Putting the High School Voice in the High School Story
Who could forget the iconic lines of the movie Heathers? In 1988, the movie premiered to surprisingly giant audiences nationwide and garnered a cult following for its harsh attack on the reality of high school life. Along with many others, I grew up with this dark comedy as a kid, but it’s shocking to see that this eighties cult classic has gained even more relevance in 2018.
Upon creating our Florida Rep Education Season for 2017-18, we felt a vehement need to seek out at least one title that could teach our older, college-bound students two objectives: the importance of not only how to tell a story, but why that story needs to be told. High school students constantly approach me with play titles that excite them — the stories they feel connected to or hold a deep passion for. I was finding that many of the titles contained questionable material, mature language, and other adult themes. Spring Awakening, Bare: A Pop Opera, American Idiot, and Heathers, just to name a few, kept circulating to the top of the list. Heathers The Musical was always the top choice. All of these titles contain similar themes. More importantly, they all contain young people voicing their coming-of-age journeys and all of the obstacles in their way. The students want a voice. Heathers would be the vehicle for this voice and allow every student to speak out about the issues that were important to them.
Many of our societal norms tell us to hide what’s “bad” from us or sugar-coat the “dangerous” instead of broaching the issues head-on. The rehearsal room offers a platform of learning and understanding for students with worries or questions about current issues. By utilizing high school students in performing productions like Heathers, we are giving them a familiar world to tell familiar stories. In telling these stories, we can offer a safe learning environment in which peer discussions can happen organically and comfortably under the leadership of the director or dramaturge. His or her responsibility would be to steer an open conversation that answers questions about the subject matter for students as it pertains to their characters and the world of the play. Personal self-discovery, and even revelation, can happen for young actors during this process. This development will often initiate truth in their storytelling onstage and aid in their understanding of the world around them.
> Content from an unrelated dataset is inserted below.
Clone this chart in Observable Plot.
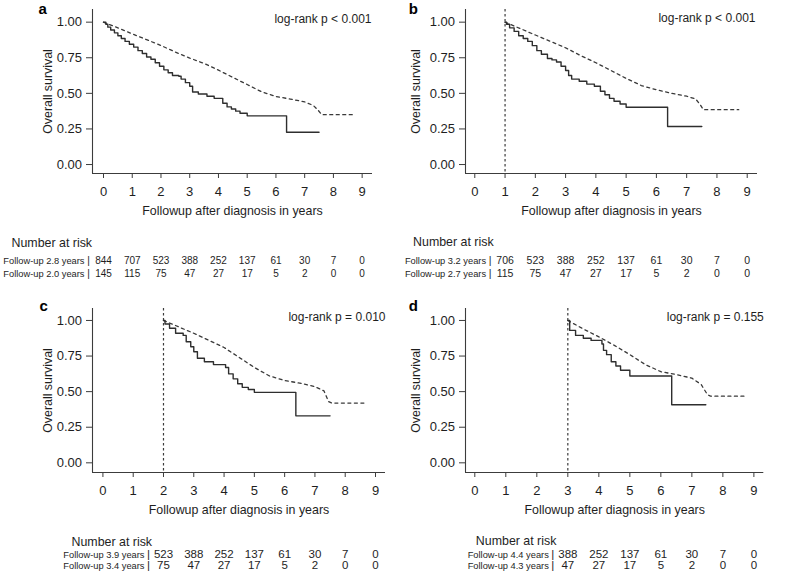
<!DOCTYPE html>
<html><head><meta charset="utf-8">
<script src="https://cdn.jsdelivr.net/npm/d3@7"></script>
<script src="https://cdn.jsdelivr.net/npm/@observablehq/plot@0.6"></script>
<style>
body{margin:0;background:#fff;}
#fig{position:relative;width:790px;height:581px;overflow:hidden;background:#fff;}
</style></head><body><div id="fig"></div>
<script>
// ---------- shared labels ----------
const xTickValues = [0, 1, 2, 3, 4, 5, 6, 7, 8, 9];
const yTickValues = [0, 0.25, 0.5, 0.75, 1];
const xTitle = "Followup after diagnosis in years";
const yTitle = "Overall survival";
const riskTitle = "Number at risk";

// ---------- panel a ----------
const aSolidTime = [0, 0.08, 0.15, 0.25, 0.38, 0.5, 0.62, 0.75, 0.9, 1.05, 1.2, 1.35, 1.5, 1.65, 1.8, 1.95, 2.1, 2.25, 2.4, 2.62, 2.7, 2.85, 3.0, 3.1, 3.3, 3.6, 3.85, 4.15, 4.3, 4.45, 4.6, 4.75, 5.0, 6.37, 7.5];
const aSolidSurv = [1, 0.985, 0.965, 0.945, 0.925, 0.905, 0.885, 0.865, 0.845, 0.825, 0.80, 0.78, 0.755, 0.74, 0.715, 0.69, 0.665, 0.645, 0.625, 0.62, 0.60, 0.575, 0.55, 0.51, 0.495, 0.48, 0.465, 0.43, 0.405, 0.39, 0.375, 0.36, 0.342, 0.227, 0.227];
const aDashTime = [0, 0.5, 1.0, 1.5, 2.0, 2.5, 3.0, 3.5, 4.0, 4.5, 5.0, 5.5, 6.0, 6.5, 7.0, 7.3, 7.45, 7.6, 8.75];
const aDashSurv = [1, 0.96, 0.918, 0.877, 0.836, 0.79, 0.748, 0.71, 0.663, 0.612, 0.562, 0.511, 0.478, 0.46, 0.44, 0.415, 0.385, 0.35, 0.35];
const aRiskTimes = [0, 1, 2, 3, 4, 5, 6, 7, 8, 9];
const aRiskRow1 = [844, 707, 523, 388, 252, 137, 61, 30, 7, 0];
const aRiskRow2 = [145, 115, 75, 47, 27, 17, 5, 2, 0, 0];
const aRowLabels = ["Follow-up 2.8 years", "Follow-up 2.0 years"];
const aPText = "log-rank p < 0.001";

// ---------- panel b ----------
const bSolidTime = [1.0, 1.05, 1.15, 1.3, 1.45, 1.6, 1.75, 1.9, 2.05, 2.2, 2.4, 2.55, 2.7, 2.85, 3.0, 3.1, 3.2, 3.45, 3.7, 3.95, 4.15, 4.3, 4.45, 4.6, 4.8, 5.0, 6.37, 7.5];
const bSolidSurv = [1, 0.985, 0.96, 0.935, 0.905, 0.885, 0.865, 0.835, 0.80, 0.775, 0.745, 0.735, 0.72, 0.69, 0.66, 0.625, 0.60, 0.585, 0.565, 0.55, 0.515, 0.49, 0.465, 0.445, 0.425, 0.402, 0.267, 0.267];
const bDashTime = [1.0, 1.5, 2.0, 2.5, 3.0, 3.5, 4.0, 4.5, 5.0, 5.5, 6.0, 6.5, 7.0, 7.3, 7.45, 7.55, 8.72];
const bDashSurv = [1, 0.955, 0.91, 0.865, 0.82, 0.765, 0.715, 0.66, 0.605, 0.555, 0.525, 0.50, 0.48, 0.46, 0.42, 0.385, 0.385];
const bRiskTimes = [1, 2, 3, 4, 5, 6, 7, 8, 9];
const bRiskRow1 = [706, 523, 388, 252, 137, 61, 30, 7, 0];
const bRiskRow2 = [115, 75, 47, 27, 17, 5, 2, 0, 0];
const bRowLabels = ["Follow-up 3.2 years", "Follow-up 2.7 years"];
const bPText = "log-rank p < 0.001";

// ---------- panel c ----------
const cSolidTime = [2.0, 2.05, 2.2, 2.4, 2.65, 2.75, 2.9, 3.0, 3.12, 3.35, 3.65, 4.05, 4.15, 4.3, 4.45, 4.6, 4.8, 5.0, 6.37, 7.5];
const cSolidSurv = [1, 0.975, 0.945, 0.91, 0.895, 0.85, 0.815, 0.78, 0.735, 0.71, 0.69, 0.67, 0.625, 0.59, 0.555, 0.53, 0.515, 0.495, 0.33, 0.33];
const cDashTime = [2.0, 2.5, 3.0, 3.5, 4.0, 4.5, 5.0, 5.5, 6.0, 6.5, 7.0, 7.3, 7.45, 7.55, 8.7];
const cDashSurv = [1, 0.955, 0.91, 0.86, 0.81, 0.74, 0.67, 0.61, 0.578, 0.56, 0.535, 0.505, 0.43, 0.42, 0.42];
const cRiskTimes = [2, 3, 4, 5, 6, 7, 8, 9];
const cRiskRow1 = [523, 388, 252, 137, 61, 30, 7, 0];
const cRiskRow2 = [75, 47, 27, 17, 5, 2, 0, 0];
const cRowLabels = ["Follow-up 3.9 years", "Follow-up 3.4 years"];
const cPText = "log-rank p = 0.010";

// ---------- panel d ----------
const dSolidTime = [3.0, 3.06, 3.25, 3.5, 3.75, 4.1, 4.15, 4.25, 4.4, 4.55, 4.7, 5.0, 6.35, 7.45];
const dSolidSurv = [1, 0.93, 0.895, 0.875, 0.86, 0.835, 0.79, 0.76, 0.71, 0.68, 0.65, 0.61, 0.408, 0.408];
const dDashTime = [3.0, 3.5, 4.0, 4.5, 5.0, 5.5, 6.0, 6.5, 7.0, 7.3, 7.5, 7.6, 8.7];
const dDashSurv = [1, 0.94, 0.885, 0.825, 0.76, 0.69, 0.64, 0.62, 0.595, 0.55, 0.48, 0.468, 0.468];
const dRiskTimes = [3, 4, 5, 6, 7, 8, 9];
const dRiskRow1 = [388, 252, 137, 61, 30, 7, 0];
const dRiskRow2 = [47, 27, 17, 5, 2, 0, 0];
const dRowLabels = ["Follow-up 4.4 years", "Follow-up 4.3 years"];
const dPText = "log-rank p = 0.155";

// ---------- drawing ----------
const fig = document.getElementById("fig");
const FONT = '"Liberation Sans", Arial, Helvetica, sans-serif';
const INK = "#1e1e1e";
const LINE = "#3c3c3c";

function place(node, left, top) {
  const wrap = document.createElement("div");
  wrap.style.position = "absolute";
  wrap.style.left = left + "px";
  wrap.style.top = top + "px";
  wrap.appendChild(node);
  fig.appendChild(wrap);
}
const zip = (ts, ss) => ts.map((t, i) => ({t, s: ss[i]}));

function drawPanel(p, L) {
  const marks = [
    Plot.ruleX([L.xDomain[0]], {stroke: LINE, strokeWidth: 1.1}),
    Plot.ruleY([L.yDomain[0]], {stroke: LINE, strokeWidth: 1.1}),
    Plot.axisX({ticks: xTickValues, tickSize: 5, tickPadding: 8, tickFormat: d => String(d), label: null, stroke: LINE, fill: INK, fontSize: 13}),
    Plot.axisY({ticks: yTickValues, tickSize: 6, tickPadding: 4.5, tickFormat: d3.format(".2f"), label: null, stroke: LINE, fill: INK, fontSize: 13})
  ];
  if (p.landmark != null) {
    marks.push(Plot.ruleX([p.landmark], {stroke: LINE, strokeWidth: 1.2, strokeDasharray: "2.5,2.5"}));
  }
  marks.push(
    Plot.line(zip(p.dashT, p.dashS), {x: "t", y: "s", stroke: "#3a3a3a", strokeWidth: 1.3, strokeDasharray: "3,3.5"}),
    Plot.line(zip(p.solidT, p.solidS), {x: "t", y: "s", curve: "step-after", stroke: "#2e2e2e", strokeWidth: 1.4}),
    Plot.text([p.letter], {frameAnchor: "top-left", textAnchor: "start", lineAnchor: "bottom", dx: L.letterDx, dy: L.letterDy, fontSize: 15, fontWeight: "bold", fill: "#000"}),
    Plot.text([p.pText], {frameAnchor: "top-right", textAnchor: "end", lineAnchor: "bottom", dx: L.pDx, dy: L.pDy, fontSize: 12, fill: INK}),
    Plot.text([xTitle], {frameAnchor: "bottom", lineAnchor: "bottom", dy: 41, fontSize: 12.4, fill: INK}),
    Plot.text([yTitle], {frameAnchor: "left", textAnchor: "middle", rotate: -90, lineAnchor: "bottom", dx: L.yTitleDx, fontSize: 12.4, fill: INK})
  );
  const svg = Plot.plot({
    width: L.width, height: L.height,
    marginLeft: L.mL, marginRight: L.mR, marginTop: L.mT, marginBottom: L.mB,
    x: {domain: L.xDomain},
    y: {domain: L.yDomain},
    style: {fontFamily: FONT, fontSize: "13px", color: INK, background: "transparent", overflow: "visible"},
    marks
  });
  place(svg, L.left, L.top);
}

function drawTable(p, L, T) {
  const rows = [];
  p.riskTimes.forEach((t, i) => {
    rows.push({t, row: p.rowLabels[0], n: p.row1[i]});
    rows.push({t, row: p.rowLabels[1], n: p.row2[i]});
  });
  const t0 = p.riskTimes[0];
  const svg = Plot.plot({
    width: L.width, height: T.height,
    marginLeft: L.mL, marginRight: L.mR, marginTop: 0, marginBottom: 0,
    x: {domain: L.xDomain, axis: null},
    y: {type: "point", domain: p.rowLabels, range: T.rowRange, padding: 0, axis: null},
    style: {fontFamily: FONT, fontSize: "12px", color: INK, background: "transparent", overflow: "visible"},
    marks: [
      Plot.text([riskTitle], {x: () => t0, frameAnchor: "top", textAnchor: "start", lineAnchor: "bottom", dx: -92, dy: T.headDy, fontSize: 12.4, fill: INK}),
      Plot.text(p.rowLabels, {x: () => t0, y: d => d, text: d => d, textAnchor: "end", lineAnchor: "bottom", dx: -19, fontSize: 9.3, fill: INK}),
      Plot.text(p.rowLabels, {x: () => t0, y: d => d, text: () => "|", lineAnchor: "bottom", dx: -15, fontSize: T.numSize, fill: INK}),
      Plot.text(rows, {x: "t", y: "row", text: "n", lineAnchor: "bottom", fontSize: T.numSize, fill: INK})
    ]
  });
  place(svg, L.left, T.top);
}

const panels = [
  {letter: "a", landmark: null, solidT: aSolidTime, solidS: aSolidSurv, dashT: aDashTime, dashS: aDashSurv, pText: aPText,
   riskTimes: aRiskTimes, row1: aRiskRow1, row2: aRiskRow2, rowLabels: aRowLabels},
  {letter: "b", landmark: 1, solidT: bSolidTime, solidS: bSolidSurv, dashT: bDashTime, dashS: bDashSurv, pText: bPText,
   riskTimes: bRiskTimes, row1: bRiskRow1, row2: bRiskRow2, rowLabels: bRowLabels},
  {letter: "c", landmark: 2, solidT: cSolidTime, solidS: cSolidSurv, dashT: cDashTime, dashS: cDashSurv, pText: cPText,
   riskTimes: cRiskTimes, row1: cRiskRow1, row2: cRiskRow2, rowLabels: cRowLabels},
  {letter: "d", landmark: 3, solidT: dSolidTime, solidS: dSolidSurv, dashT: dDashTime, dashS: dDashSurv, pText: dPText,
   riskTimes: dRiskTimes, row1: dRiskRow1, row2: dRiskRow2, rowLabels: dRowLabels}
];

const layouts = [
  {left: 0, top: 0, width: 395, height: 225, mL: 92, mR: 23, mT: 9, mB: 52, xDomain: [-0.383, 9.36], yDomain: [-0.063, 1.089],
   letterDx: -54, letterDy: 4.5, pDx: -1, pDy: 13.3, yTitleDx: -40.5},
  {left: 395, top: 0, width: 395, height: 225, mL: 70, mR: 33, mT: 9, mB: 52, xDomain: [-0.307, 9.34], yDomain: [-0.063, 1.089],
   letterDx: -56.7, letterDy: 4, pDx: -2, pDy: 12.7, yTitleDx: -45.5},
  {left: 0, top: 290, width: 395, height: 235, mL: 92, mR: 10, mT: 18, mB: 53, xDomain: [-0.344, 9.33], yDomain: [-0.068, 1.084],
   letterDx: -53, letterDy: 2, pDx: 0, pDy: 12.7, yTitleDx: -40.8},
  {left: 395, top: 290, width: 395, height: 235, mL: 70, mR: 26.7, mT: 18, mB: 53, xDomain: [-0.3, 9.32], yDomain: [-0.068, 1.084],
   letterDx: -56.7, letterDy: 2, pDx: 0, pDy: 12.7, yTitleDx: -45.5}
];

const tables = [
  {top: 225, height: 56, rowRange: [37.7, 51.5], headDy: 21.7, numSize: 10},
  {top: 225, height: 56, rowRange: [37.7, 51.5], headDy: 20.7, numSize: 10.5},
  {top: 525, height: 56, rowRange: [31.5, 43.2], headDy: 20, numSize: 11.5},
  {top: 525, height: 56, rowRange: [31.5, 43.2], headDy: 19.5, numSize: 11.5}
];

panels.forEach((p, i) => {
  drawPanel(p, layouts[i]);
  drawTable(p, layouts[i], tables[i]);
});
</script>
</body></html>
Trained professionals from partnering organizations that deal with suicide awareness, drug abuse, and LGBTQ issues can also be brought into table work and group discussions.
In educating young actors about the relevant and current themes of productions like Heathers, we are also creating a platform for safe discussion and education on serious topics. This type of platform may prove essential for young adults who feel they are struggling to have a voice. Additionally, it can provide a space to learn about issues that are affecting them on a day-to-day basis. With the objective being character development and research for the themes of the play, the young actor is given a mask or shield when discussing these topics, making them feel more comfortable and prone to opening up; that openness allows them to join a discussion of important topics with the purpose of learning them for the show without the vulnerability of asking as themselves. I tend to see that protection shield of comfort dissipate quickly as the actor starts to feel safe in the new environment and around new peers. It’s important to allow young actors to be their own guide on this journey and travel at their own pace. Additionally, in keeping the focus and objective on the character and the story, teachers and directors who are not trained in counseling can allow a journey of self-discovery to be just that. With Heathers, we could explore bullying, teen suicide, and gun violence, and our students could discover that theatre is far more than solely entertainment. Theatre is a vital form of communication that can help enlighten and educate not only the people involved in the production, but our audiences and our community as well. Our job is not to make decisions on debated topics, but to present them to our community with honesty and truth. In doing so, we bring focus to specific issues, allowing everyone involved to make their own decisions and value the topics at hand.
This appears to be a wonderful outlet for students to express themselves and learn about the vital importance of topical themes within our stories, but most high schools and some youth theaters are deterred from producing such works because of the material. Much like the abandonment of sex education in our schools, we’ve become afraid of the real-life obstacles our children are facing. In turn, we are denying them the right to learn about these obstacles in a safe atmosphere and to voice their own struggles with and observations of depression, teen suicide, bullying, gun violence, sexual orientation, race, and sex. Being sensitive in how we deliver this type of material, especially with young actors, is a must, but there is a fine line between sensitivity and maintaining the integrity and purpose of the material. With Heathers, I was asked if I was taking out “I Love My Dead Gay Son” because it may offend some patrons. My reply was simple: Wouldn’t it be more offensive to remove a satirical song promoting unity and love? Whose sensibilities are we protecting by trying to remove something like this? What is that teaching our students and community? There were also questions of removing the promiscuity from “Dead Girl Walking” or the guns from the performance. We cannot be blind to the issues happening all around us. I firmly believe that removing these things in order to avoid offending anyone is damaging, not only to the integrity of the playwright’s words, but the social change the production could be affecting. These problems are still happening and we need to be reminded of them so change can occur, versus hiding problems so we don’t have to address them. Let the students safely learn about the issues, and then put them in the driver’s seat. Let them take charge of presenting an effective piece of theatre that shines light on the problems in our world. As members of the next generation, these students will be the ambassadors of change and the young artists who fix, shape, and mold the future, both fundamentally and artistically.